(Aim of the exercise): Skip the pictures. Reproduce all other material exactly.

[BEGIN]

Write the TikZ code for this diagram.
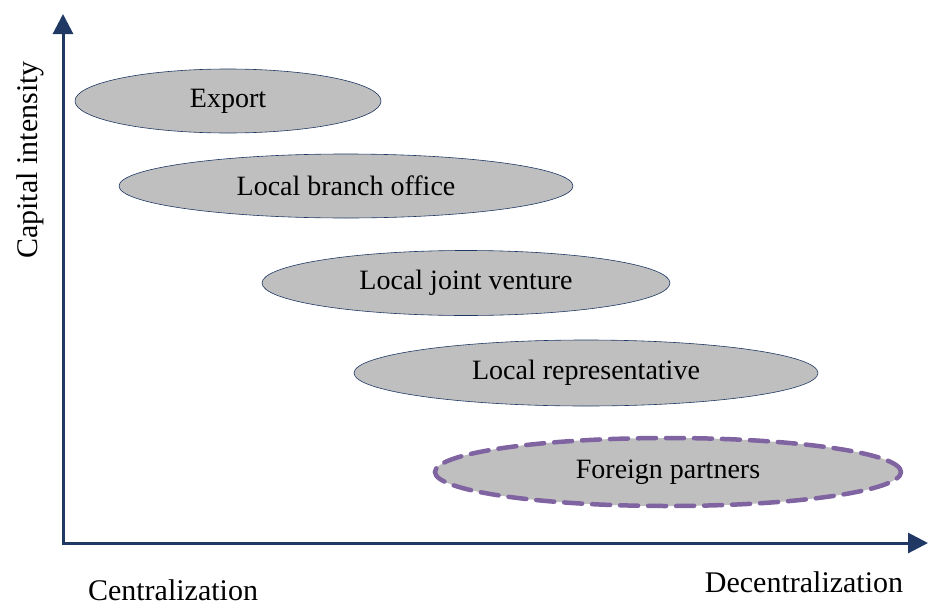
\documentclass[tikz,border=0pt]{standalone}
\usepackage{fontspec}
\setmainfont{Liberation Serif}
\usetikzlibrary{arrows.meta,shapes.geometric}
\definecolor{navy}{RGB}{31,56,100}
\definecolor{ellfill}{RGB}{191,191,191}
\definecolor{purp}{RGB}{128,100,162}
\tikzset{
  axisline/.style={draw=navy, line width=3pt,
    {Triangle[length=20pt,width=20pt]}-{Triangle[length=20pt,width=20pt]}},
  oval/.style={ellipse, draw=navy, line width=0.6pt, fill=ellfill, inner sep=0pt,
    font=\fontsize{28}{30}\selectfont},
  dashoval/.style={oval, draw=purp, line width=4.5pt, line cap=round,
    dash pattern=on 18pt off 10pt},
  axislabel/.style={font=\fontsize{30}{32}\selectfont, inner sep=0pt}
}
\begin{document}
\begin{tikzpicture}[x=1pt,y=-1pt]
\useasboundingbox (0,0) rectangle (928,605);
\coordinate (ytip) at (63,14);
\coordinate (orig) at (63,543);
\coordinate (xtip) at (928,543);
\draw[axisline] (ytip) -- (orig) -- (xtip);
\node[oval, minimum width=306pt, minimum height=64pt] (export) at (228,101) {Export};
\node[oval, minimum width=454pt, minimum height=64pt] (branch) at (346,186) {Local branch office};
\node[oval, minimum width=408pt, minimum height=65pt] (jv) at (466,283) {Local joint venture};
\node[oval, minimum width=464pt, minimum height=66pt] (rep) at (586,373) {Local representative};
\node[dashoval, minimum width=466pt, minimum height=68pt] (fp) at (668,472) {Foreign partners};
\node[axislabel, rotate=90, anchor=base] (ylab) at (37,160) {Capital intensity};
\node[axislabel, anchor=base] (cen) at (173,600) {Centralization};
\node[axislabel, anchor=base] (dec) at (804,592) {Decentralization};
\end{tikzpicture}
\end{document}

[END]

(Final result):
Write the TikZ code for this diagram.
\documentclass[tikz,border=0pt]{standalone}
\usepackage{fontspec}
\setmainfont{Liberation Serif}
\usetikzlibrary{arrows.meta,shapes.geometric}
\definecolor{navy}{RGB}{31,56,100}
\definecolor{ellfill}{RGB}{191,191,191}
\definecolor{purp}{RGB}{128,100,162}
\tikzset{
  axisline/.style={draw=navy, line width=3pt,
    {Triangle[length=20pt,width=20pt]}-{Triangle[length=20pt,width=20pt]}},
  oval/.style={ellipse, draw=navy, line width=0.6pt, fill=ellfill, inner sep=0pt,
    font=\fontsize{28}{30}\selectfont},
  dashoval/.style={oval, draw=purp, line width=4.5pt, line cap=round,
    dash pattern=on 18pt off 10pt},
  axislabel/.style={font=\fontsize{30}{32}\selectfont, inner sep=0pt}
}
\begin{document}
\begin{tikzpicture}[x=1pt,y=-1pt]
\useasboundingbox (0,0) rectangle (928,605);
\coordinate (ytip) at (63,14);
\coordinate (orig) at (63,543);
\coordinate (xtip) at (928,543);
\draw[axisline] (ytip) -- (orig) -- (xtip);
\node[oval, minimum width=306pt, minimum height=64pt] (export) at (228,101) {Export};
\node[oval, minimum width=454pt, minimum height=64pt] (branch) at (346,186) {Local branch office};
\node[oval, minimum width=408pt, minimum height=65pt] (jv) at (466,283) {Local joint venture};
\node[oval, minimum width=464pt, minimum height=66pt] (rep) at (586,373) {Local representative};
\node[dashoval, minimum width=466pt, minimum height=68pt] (fp) at (668,472) {Foreign partners};
\node[axislabel, rotate=90, anchor=base] (ylab) at (37,160) {Capital intensity};
\node[axislabel, anchor=base] (cen) at (173,600) {Centralization};
\node[axislabel, anchor=base] (dec) at (804,592) {Decentralization};
\end{tikzpicture}
\end{document}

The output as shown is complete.